« Un des objectifs du colloque est de réunir différents spécialistes, vétérinaires, médecins, agronomes, spécialistes de l'écologie, techniciens d'élevage, autour de cette pathologie qui reste encore méconnue », confie Guy Joncourt, vétérinaire (Callac, Bretagne) et coordinateur du colloque organisé les 11 et 12 septembre au zoopole de Saint-Brieuc, à Ploufragan, en Bretagne.
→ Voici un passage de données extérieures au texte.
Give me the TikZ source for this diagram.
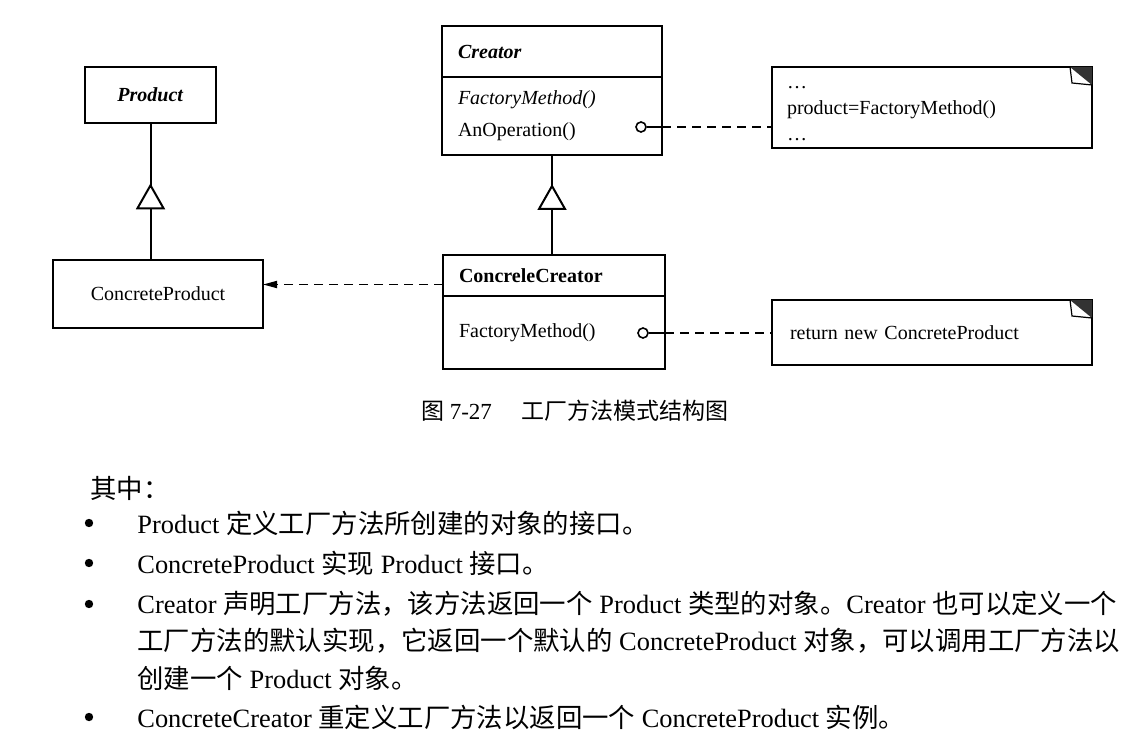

Ce vétérinaire passionné, qui a diagnostiqué le deuxième cas d'ehrlichiose bovine en 1998 en France, après celui repéré en 1991 dans les Côtes-d'Armor, espère que ce type de manifestation stimulera « de nouvelles recherches à l'échelon national, afin que la maladie soit mieux diagnostiquée, traitée et prévenue ».
Depuis sa description par Hudson et coll. chez les ovins en Ecosse (1932), plusieurs cas ont été rapportés chez l'homme, dont le premier identifié en 1994. Depuis, près de 400 cas cliniques humains ont été recensés aux Etats-Unis. Les premiers cas européens sont apparus en Slovénie du Nord puis en Hollande (« New England Journal of Medicine » du 15 avril 1999).
Cette zoonose émergente, une rickettsiose à Anaplasma phagocytphilum, est transmise par la tique, Ixodes ricinus. Si aucun cas clinique n'a encore été identifié en France - une étude épidémiologique est en cours -, « une meilleure pression diagnostique devrait permettre d'identifier les cas », estime Guy Joncour. Car, sur le plan clinique, les symptômes de l'ehrlichiose granulocytique sont peu spécifiques chez l'homme : fièvre, syndrome pseudogrippal avec arthralgies, céphalées, sueurs ; l'éruption cutanée est relativement rare. Sur le plan biologique, il existe une thrombopénie, une leucopénie et une anémie dans la moitié des cas. Des coïnfections peuvent exister avec la borréliose de Lyme et l'encéphalite à tiques. « C'est une maladie des biotopes qui n'existent qu'en foyer, là où les conditions sont favorables aux tiques qui ne sont que les vecteurs de la maladie ».
Coordinateur d'une étude des unions régionales des groupements techniques vétérinaires de Bretagne et des Pays de la Loire, Guy Joncour assure que « l'information et la sensibilisation de ses confrères du Grand Ouest a abouti à de nombreux diagnostics de terrain et de laboratoire. Aux moins 80 foyers bovins ont déjà pu être identifiés de 1998 à février 2003 ». Et, affirme-t-il, la Bretagne et les Pays de la Loire ne sont pas les seules touchées, puisque 25 départements d'autres régions ont signalé des cas d'ehrlichiose bovine.
Des espèces sentinelles
En effet, si les bovins et l'homme sont des hôtes définitifs pour la bactérie, le chevreuil et le renard en sont les grands réservoirs, tout comme les mulots constituent les petits réservoirs. Parmi ces espèces, la faune sauvage constitue une sentinelle pour l'animal domestique et ce dernier est une espèce sentinelle pour l'homme. « Le chevreuil est une sentinelle pour la vache, tandis que la vache est une sentinelle pour l'homme », résume Guy Joncour . Dans cette maladie où la barrière d'espèce n'existe pas, des cas chez les bovins laissent supposer des cas de séropositivité chez l'homme. D'un point de vue pratique, il faut savoir évoquer cette pathologie en cas de fièvre après une morsure de tique, particulièrement en zone endémique. Le traitement recommandé est la doxycycline.
* Né en 1989, le zoopole est un site créé pour rapprocher différentes structures professionnelles impliquées dans le domaine des sciences du vivant, plus particulièrement en santé animale et en hygiène alimentaire.